# Anyone remember Natural World in Poole Dorset??????



## chri563 (Jan 5, 2008)

Hello, does anyone remember that reptile and aquariam place on the Quay in poole Dorset? It was like a small reptile zoo.
I just wondered what ever happened to it and all the livestock they had, they had loads of venomous!
I would be very greatfull if anyone has any infomation, cheers Chris


----------



## slippery42 (Mar 23, 2008)

chri563 said:


> Hello, does anyone remember that reptile and aquariam place on the Quay in poole Dorset? It was like a small reptile zoo.
> I just wondered what ever happened to it and all the livestock they had, they had loads of venomous!
> I would be very greatfull if anyone has any infomation, cheers Chris


Would have been Dr Tony Phelps place!

Closed down years ago!


----------



## afalbusa (Aug 30, 2009)

was'nt Tony phelps's place called the serpentarium, not the natural world???


----------



## Alex M (May 28, 2008)

afalbusa said:


> was'nt Tony phelps's place called the serpentarium, not the natural world???

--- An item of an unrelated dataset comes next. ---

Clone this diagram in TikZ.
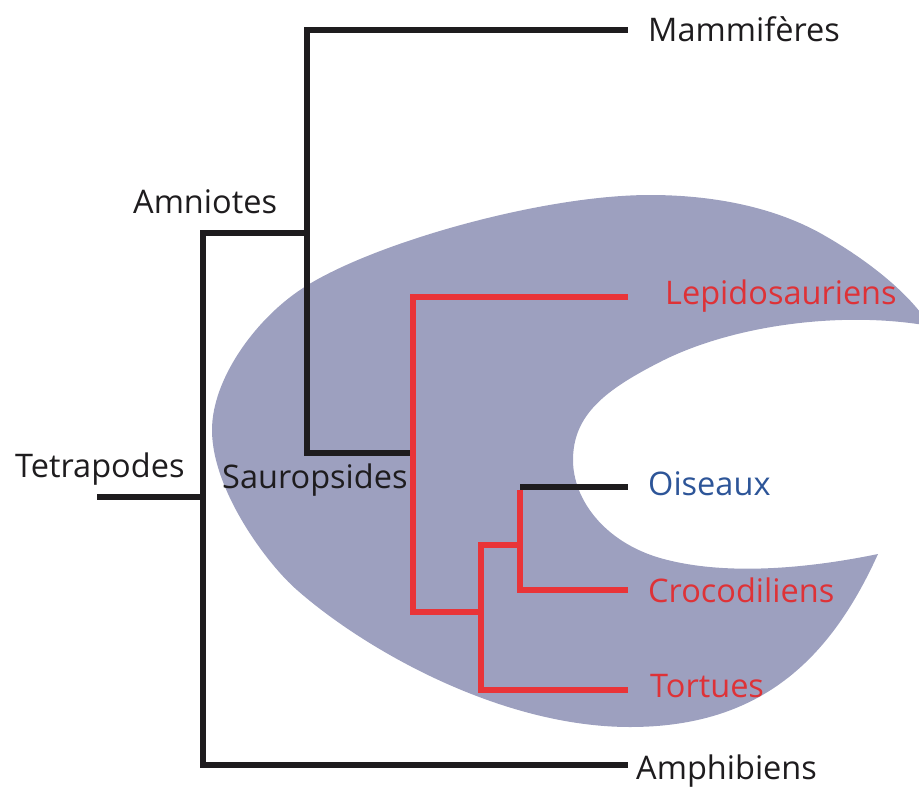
\documentclass[tikz,border=0pt]{standalone}
\usepackage{fontspec}
\setmainfont{Open Sans}
\definecolor{blobc}{RGB}{157,160,191}
\definecolor{treered}{RGB}{233,52,56}
\definecolor{txtred}{RGB}{222,50,55}
\definecolor{txtblue}{RGB}{45,85,152}
\definecolor{ink}{RGB}{30,28,30}
\begin{document}
\begin{tikzpicture}[x=1pt,y=-1pt,
  blk/.style={draw=ink,line width=6.5pt},
  rd/.style={draw=treered,line width=6.8pt},
  lbl/.style={anchor=base west,inner sep=0pt,font=\fontsize{32.5}{38}\selectfont,text=ink},
  redlbl/.style={lbl,text=txtred},
  bluelbl/.style={lbl,text=txtblue}]
\useasboundingbox (0,0) rectangle (919,787);
\clip (0,0) rectangle (919,787);
% blob (crescent)
\fill[blobc] (930,326)
  .. controls (905,286) and (853,252) .. (827,237)
  .. controls (775,206) and (710,195) .. (650,195)
  .. controls (540,195) and (366,245) .. (300,290)
  .. controls (254,321) and (212,380) .. (212,430)
  .. controls (212,490) and (267,564) .. (297,590)
  .. controls (364,649) and (500,727) .. (630,727)
  .. controls (760,727) and (830,660) .. (878,554)
  .. controls (820,566) and (730,578) .. (660,558)
  .. controls (605,542) and (573,500) .. (573,460)
  .. controls (573,415) and (605,390) .. (660,362)
  .. controls (730,326) and (840,310) .. (930,326) -- cycle;
% coordinates of the tree
\coordinate (stem) at (97,497);
\coordinate (root) at (203,497);
\coordinate (amn) at (307,233);
\coordinate (saur) at (413,453);
\coordinate (t1) at (481,612);
\coordinate (t2) at (520,545);
\coordinate (oj) at (520,487);
\coordinate (mamE) at (628,30);
\coordinate (ampE) at (628,765);
\coordinate (lepE) at (628,297);
\coordinate (oisE) at (628,487);
\coordinate (croE) at (628,590);
\coordinate (torE) at (628,690);
% black branches
\draw[blk] (stem) -- (root);
\draw[blk] (root) |- (amn);
\draw[blk] (root) |- (ampE);
\draw[blk] (amn) |- (mamE);
\draw[blk] (amn) |- (saur);
\draw[blk] (oj) -- (oisE);
% red branches
\draw[rd] (saur) |- (lepE);
\draw[rd] (saur) |- (t1);
\draw[rd] (t1) |- (torE);
\draw[rd] (t1) |- (t2);
\draw[rd] (t2) |- (croE);
\draw[rd] (t2) -- ([yshift=-3pt]oj);
% labels
\node[lbl] (mam) at (648,41) {Mammifères};
\node[lbl] (amnl) at (133,213) {Amniotes};
\node[lbl] (tet) at (15,477) {Tetrapodes};
\node[lbl] (sau) at (222,488) {Sauropsides};
\node[lbl] (amp) at (636,779) {Amphibiens};
\node[redlbl] (lep) at (665,304) {Lepidosauriens};
\node[bluelbl] (ois) at (648,495) {Oiseaux};
\node[redlbl] (cro) at (648,602) {Crocodiliens};
\node[redlbl] (tor) at (650,697) {Tortues};
\end{tikzpicture}
\end{document}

It's the same place. Have answered the OP's question in the General Herp Chat section


----------



## jorditordera (Feb 3, 2019)

*Wow*



chri563 said:


> Hello, does anyone remember that reptile and aquariam place on the Quay in poole Dorset? It was like a small reptile zoo.
> I just wondered what ever happened to it and all the livestock they had, they had loads of venomous!
> I would be very greatfull if anyone has any infomation, cheers Chris


I am Spanish, and I remember going to that Natural World place by the end of the 80s, on an English Summer Camp course. We were staying in Bournemouth, but we had a day trip to Poole. I still have that cool "certificate of bravery" with a Polaroid photo of my mates and I holding a huge Indian Python.


----------



## ViperLover (Jun 7, 2009)

Wow, I think that has to be a record - reviving a thread that's nearly nine years old for the first post on the account!


----------



## Christianuk (Jun 11, 2012)

I remember it, although I always called it Poole Aquarium?! I did my work experience there when I was at school. Tony Phelps was there at that time for a short while as he had been out in Africa managing a snake farm previously. It was a great place and there was an associated Reptile society which had monthly meetings.I still see some of the people that used to attend those meets such as Geoff Clarke, Jerry Cole and Dave Bird. No idea what happened to the stock.


----------